## WORK TO BE COMPLETED:
Take the lines from the head of the listing through the one bearing "import plotly.graph_objects as go" and copy them exactly, leaving every picture out.

Entries with chart source code:
'''

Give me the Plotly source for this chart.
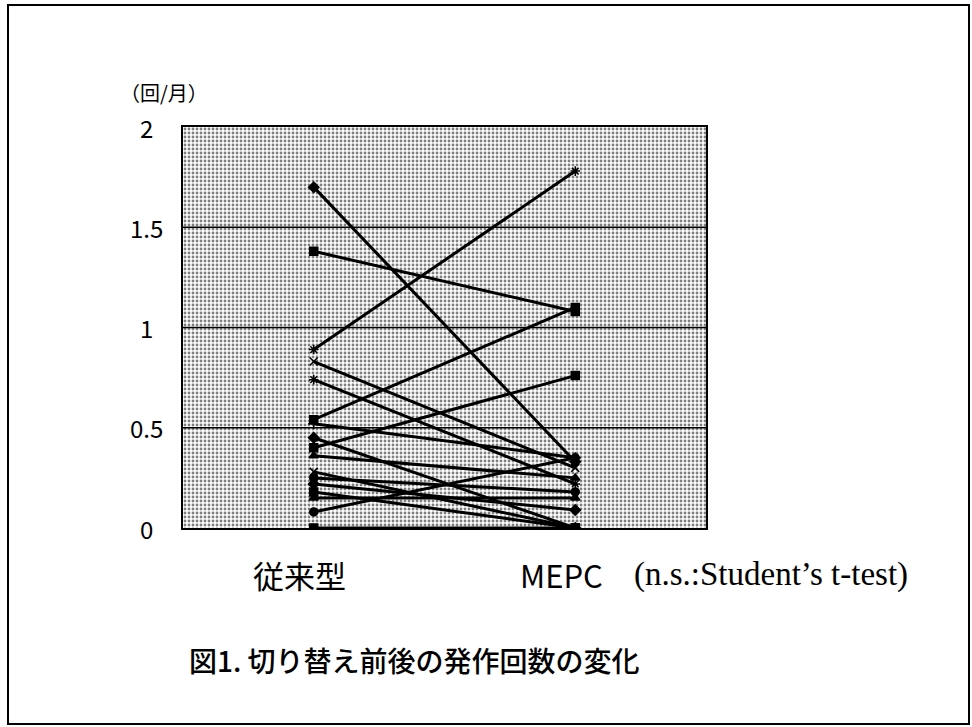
import plotly.graph_objects as go

# Seizure frequency (times/month) before and after switching formulation
categories = ["従来型", "MEPC"]
before = [1.70, 1.38, 0.89, 0.83, 0.74, 0.54, 0.52, 0.45, 0.40, 0.36,
          0.28, 0.25, 0.22, 0.18, 0.15, 0.08, 0.00]
after = [0.33, 1.08, 1.78, 0.30, 0.22, 1.10, 0.35, 0.00, 0.76, 0.25,
         0.00, 0.18, 0.09, 0.00, 0.15, 0.35, 0.00]
y_ticks = [0, 0.5, 1, 1.5, 2]
y_tick_text = ["0", "0.5", "1", "1.5", "2"]
grid_levels = [0.5, 1, 1.5]

symbols = ["diamond", "square", "asterisk", "x-thin", "asterisk", "square",
           "cross-thin", "diamond", "square", "triangle-up", "x-thin",
           "circle", "diamond", "square", "triangle-up", "circle", "square"]

JP = "Noto Sans CJK JP"
x_pos = list(range(len(categories)))
x_lo, x_hi = -0.5, len(categories) - 0.5

fig = go.Figure()

# stippled plot-area background
fig.add_trace(go.Scatter(
    x=[x_lo, x_hi, x_hi, x_lo, x_lo], y=[0, 0, 2, 2, 0],
    mode="lines", fill="toself", line=dict(width=0),
    fillcolor="white",
    fillpattern=dict(shape=".", fgcolor="black", bgcolor="white",
                     size=4, solidity=0.4),
    hoverinfo="skip", showlegend=False))

# horizontal gridlines
for g in grid_levels:
    fig.add_trace(go.Scatter(x=[x_lo, x_hi], y=[g, g], mode="lines",
                             line=dict(color="black", width=1.5),
                             hoverinfo="skip", showlegend=False))

for b, a, s in zip(before, after, symbols):
    fig.add_trace(go.Scatter(
        x=x_pos, y=[b, a], mode="lines+markers",
        line=dict(color="black", width=3),
        marker=dict(symbol=s, size=8, color="black",
                    line=dict(color="black", width=1.5)),
        showlegend=False))

fig.update_layout(
    width=972, height=727,
    margin=dict(l=183, r=266, t=127, b=199),
    paper_bgcolor="white", plot_bgcolor="white",
    font=dict(family=JP, color="black"),
    xaxis=dict(range=[x_lo, x_hi], tickvals=x_pos, showticklabels=False,
               showgrid=False, zeroline=False, ticks="",
               showline=True, linecolor="black", linewidth=2, mirror=True),
    yaxis=dict(range=[0, 2], tickvals=y_ticks, showticklabels=False,
               showgrid=False, zeroline=False, ticks="",
               showline=True, linecolor="black", linewidth=1.5, mirror=True),
)

# category labels below the axis
for xp, c in zip(x_pos, categories):
    fig.add_annotation(text=c, xref="x", yref="paper", x=xp, y=-0.117,
                       xshift=-14, xanchor="center", yanchor="middle",
                       showarrow=False, font=dict(family=JP, size=31))

# y tick labels, centred in a column left of the axis
for v, t in zip(y_ticks, y_tick_text):
    fig.add_annotation(text=t, xref="paper", yref="y", x=-0.069, y=v,
                       xanchor="center", yanchor="middle", showarrow=False,
                       font=dict(family=JP, size=24))

fig.add_annotation(text="（回/月）", xref="paper", yref="paper",
                   x=-0.036, y=1.087, xanchor="center", yanchor="middle",
                   showarrow=False, font=dict(family=JP, size=20))
fig.add_annotation(text="(n.s.:Student’s t-test)", xref="paper", yref="paper",
                   x=0.858, y=-0.117, xanchor="left", yanchor="middle",
                   showarrow=False,
                   font=dict(family="Liberation Serif", size=33))
fig.add_annotation(text="図1. 切り替え前後の発作回数の変化", xref="paper",
                   yref="paper", x=0.008, y=-0.328, xanchor="left",
                   yanchor="middle", showarrow=False,
                   font=dict(family=JP, size=28, weight=500))

# frame around the whole figure
fig.add_shape(type="rect", xref="paper", yref="paper",
              x0=(8 - 183) / 523, x1=(969 - 183) / 523,
              y0=(528 - 724) / 401, y1=(528 - 5) / 401,
              line=dict(color="black", width=2))

fig.write_html("out.html")
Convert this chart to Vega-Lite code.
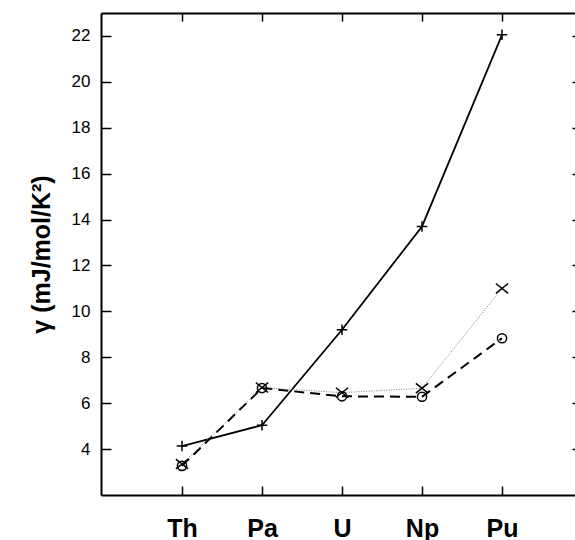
{
  "$schema": "https://vega.github.io/schema/vega-lite/v6.json",
  "width": 474,
  "height": 482,
  "autosize": {"type": "none"},
  "padding": {"left": 101, "top": 13, "right": 0, "bottom": 45},
  "background": "white",
  "config": {
    "view": {"stroke": null},
    "font": "Liberation Sans",
    "axis": {"domainColor": "black", "tickColor": "black", "labelColor": "black", "titleColor": "black", "grid": false, "domainWidth": 2, "tickWidth": 1.5}
  },
  "data": {
    "values": [
      {"element": "Th", "series": "s1", "gamma": 4.13},
      {"element": "Pa", "series": "s1", "gamma": 5.04},
      {"element": "U", "series": "s1", "gamma": 9.2},
      {"element": "Np", "series": "s1", "gamma": 13.7},
      {"element": "Pu", "series": "s1", "gamma": 22.05},
      {"element": "Th", "series": "s2", "gamma": 3.35},
      {"element": "Pa", "series": "s2", "gamma": 6.68},
      {"element": "U", "series": "s2", "gamma": 6.46},
      {"element": "Np", "series": "s2", "gamma": 6.65},
      {"element": "Pu", "series": "s2", "gamma": 11.0},
      {"element": "Th", "series": "s3", "gamma": 3.27},
      {"element": "Pa", "series": "s3", "gamma": 6.66},
      {"element": "U", "series": "s3", "gamma": 6.3},
      {"element": "Np", "series": "s3", "gamma": 6.28},
      {"element": "Pu", "series": "s3", "gamma": 8.83}
    ]
  },
  "layer": [
    {
      "transform": [{"filter": "datum.series === 's1'"}],
      "mark": {"type": "line", "color": "black", "strokeWidth": 1.8},
      "encoding": {
        "x": {"field": "element", "type": "ordinal", "sort": ["Th", "Pa", "U", "Np", "Pu"],
              "scale": {"type": "point", "domain": ["Th", "Pa", "U", "Np", "Pu"], "padding": 0.9625, "align": 0.526},
              "axis": {"orient": "bottom", "title": null, "labelAngle": 0, "labelFontSize": 25, "labelFontWeight": "bold", "tickSize": -9, "labelPadding": 30, "domainWidth": 2}},
        "y": {"field": "gamma", "type": "quantitative",
              "scale": {"domain": [2, 23], "nice": false, "zero": false},
              "axis": {"orient": "left", "title": "γ (mJ/mol/K²)", "titleFontSize": 25, "titleFontWeight": "bold", "titlePadding": 17,
                       "values": [4, 6, 8, 10, 12, 14, 16, 18, 20, 22], "labelFontSize": 17, "tickSize": -10, "labelPadding": 21}}
      }
    },
    {
      "transform": [{"filter": "datum.series === 's3'"}],
      "mark": {"type": "line", "color": "black", "strokeWidth": 2, "strokeDash": [10, 6]},
      "encoding": {
        "x": {"field": "element", "type": "ordinal", "sort": ["Th", "Pa", "U", "Np", "Pu"], "axis": null},
        "y": {"field": "gamma", "type": "quantitative", "axis": null}
      }
    },
    {
      "transform": [{"filter": "datum.series === 's2'"}],
      "mark": {"type": "line", "color": "#777777", "strokeWidth": 1, "strokeDash": [1, 1.5]},
      "encoding": {
        "x": {"field": "element", "type": "ordinal", "sort": ["Th", "Pa", "U", "Np", "Pu"], "axis": null},
        "y": {"field": "gamma", "type": "quantitative", "axis": null}
      }
    },
    {
      "transform": [{"filter": "datum.series === 's1'"}],
      "mark": {"type": "point", "shape": "M-1,0L1,0M0,-1L0,1", "size": 110, "filled": false, "color": "black", "strokeWidth": 1.5, "opacity": 1},
      "encoding": {
        "x": {"field": "element", "type": "ordinal", "sort": ["Th", "Pa", "U", "Np", "Pu"], "axis": null},
        "y": {"field": "gamma", "type": "quantitative", "axis": null}
      }
    },
    {
      "transform": [{"filter": "datum.series === 's2'"}],
      "mark": {"type": "point", "shape": "M-1,-0.8L1,0.8M-1,0.8L1,-0.8", "size": 150, "filled": false, "color": "black", "strokeWidth": 1.5, "opacity": 1},
      "encoding": {
        "x": {"field": "element", "type": "ordinal", "sort": ["Th", "Pa", "U", "Np", "Pu"], "axis": null},
        "y": {"field": "gamma", "type": "quantitative", "axis": null}
      }
    },
    {
      "transform": [{"filter": "datum.series === 's3'"}],
      "mark": {"type": "point", "shape": "circle", "size": 85, "filled": false, "color": "black", "strokeWidth": 1.5, "opacity": 1},
      "encoding": {
        "x": {"field": "element", "type": "ordinal", "sort": ["Th", "Pa", "U", "Np", "Pu"],
              "axis": {"orient": "top", "title": null, "labels": false, "tickSize": -8, "domainWidth": 2}},
        "y": {"field": "gamma", "type": "quantitative",
              "axis": {"orient": "right", "title": null, "labels": false, "domain": false, "tickSize": -3, "values": [4, 6, 8, 10, 12, 14, 16, 18, 20, 22]}}
      }
    }
  ],
  "resolve": {"axis": {"x": "independent", "y": "independent"}}
}
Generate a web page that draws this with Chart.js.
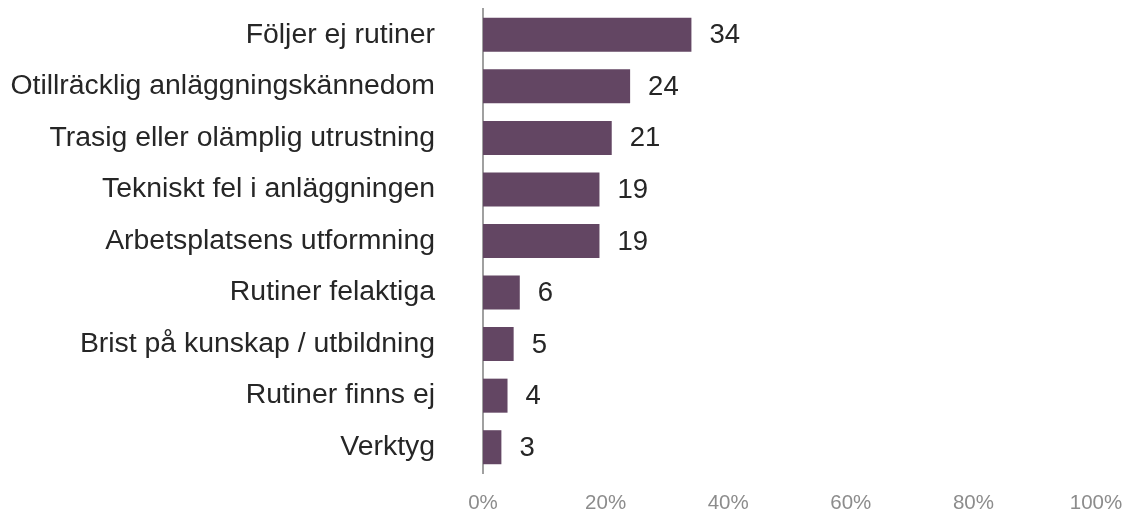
<!DOCTYPE html>
<html>
<head>
<meta charset="utf-8">
<script src="https://cdn.jsdelivr.net/npm/chart.js@4"></script>
<style>
  html, body { margin: 0; padding: 0; background: #fff; }
  #wrap { width: 1126px; height: 510px; }
</style>
</head>
<body>
<div id="wrap"><canvas id="orsak-chart" width="1126" height="510"></canvas></div>
<script>
// Orsaker
const categories = [
    "Följer ej rutiner",
    "Otillräcklig anläggningskännedom",
    "Trasig eller olämplig utrustning",
    "Tekniskt fel i anläggningen",
    "Arbetsplatsens utformning",
    "Rutiner felaktiga",
    "Brist på kunskap / utbildning",
    "Rutiner finns ej",
    "Verktyg",
];
const values = [34, 24, 21, 19, 19, 6, 5, 4, 3];
const xTicks = [0, 20, 40, 60, 80, 100];

const FONT = "'Liberation Sans', Arial, sans-serif";

// draw the number next to each bar
const valueLabels = {
    id: "valueLabels",
    afterDatasetsDraw(chart) {
        const ctx = chart.ctx;
        const meta = chart.getDatasetMeta(0);
        ctx.save();
        ctx.font = "27.5px " + FONT;
        ctx.fillStyle = "#262626";
        ctx.textAlign = "left";
        ctx.textBaseline = "middle";
        meta.data.forEach((bar, i) => {
            ctx.fillText(String(values[i]), bar.x + 18, bar.y + 1);
        });
        ctx.restore();
    }
};

const config = {
    type: "bar",
    data: {
        labels: categories,
        datasets: [{
            data: values,
            backgroundColor: "#634663",
            borderWidth: 0,
            categoryPercentage: 0.66,
            barPercentage: 1,
        }]
    },
    options: {
        indexAxis: "y",
        responsive: false,
        animation: false,
        layout: { padding: { top: 9, right: 30, left: 0, bottom: 0 } },
        plugins: {
            legend: { display: false },
            tooltip: { enabled: false },
        },
        scales: {
            x: {
                min: 0,
                max: 100,
                afterBuildTicks(scale) {
                    scale.ticks = xTicks.map(v => ({ value: v }));
                },
                afterFit(scale) {
                    scale.height = 37;
                    scale.paddingLeft = 0;
                    scale.paddingRight = 0;
                },
                grid: { display: false, drawTicks: false },
                border: { display: false },
                ticks: {
                    padding: 18,
                    color: "#8c8c8c",
                    font: { family: FONT, size: 20.5 },
                    callback: v => v + "%",
                },
            },
            y: {
                afterFit(scale) {
                    scale.width = 483;
                    scale.paddingTop = 0;
                    scale.paddingBottom = 0;
                },
                grid: { display: false, drawTicks: false },
                border: { display: true, color: "#a0a0a0", width: 2 },
                ticks: {
                    padding: 48,
                    color: "#262626",
                    font: { family: FONT, size: 28.4 },
                },
            },
        },
    },
    plugins: [valueLabels],
};

const orsakChart = new Chart(document.getElementById("orsak-chart"), config);
</script>
</body>
</html>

'''

## SOLUTION FOR THIS TASK:
Give me the Plotly source for this chart.
import plotly.graph_objects as go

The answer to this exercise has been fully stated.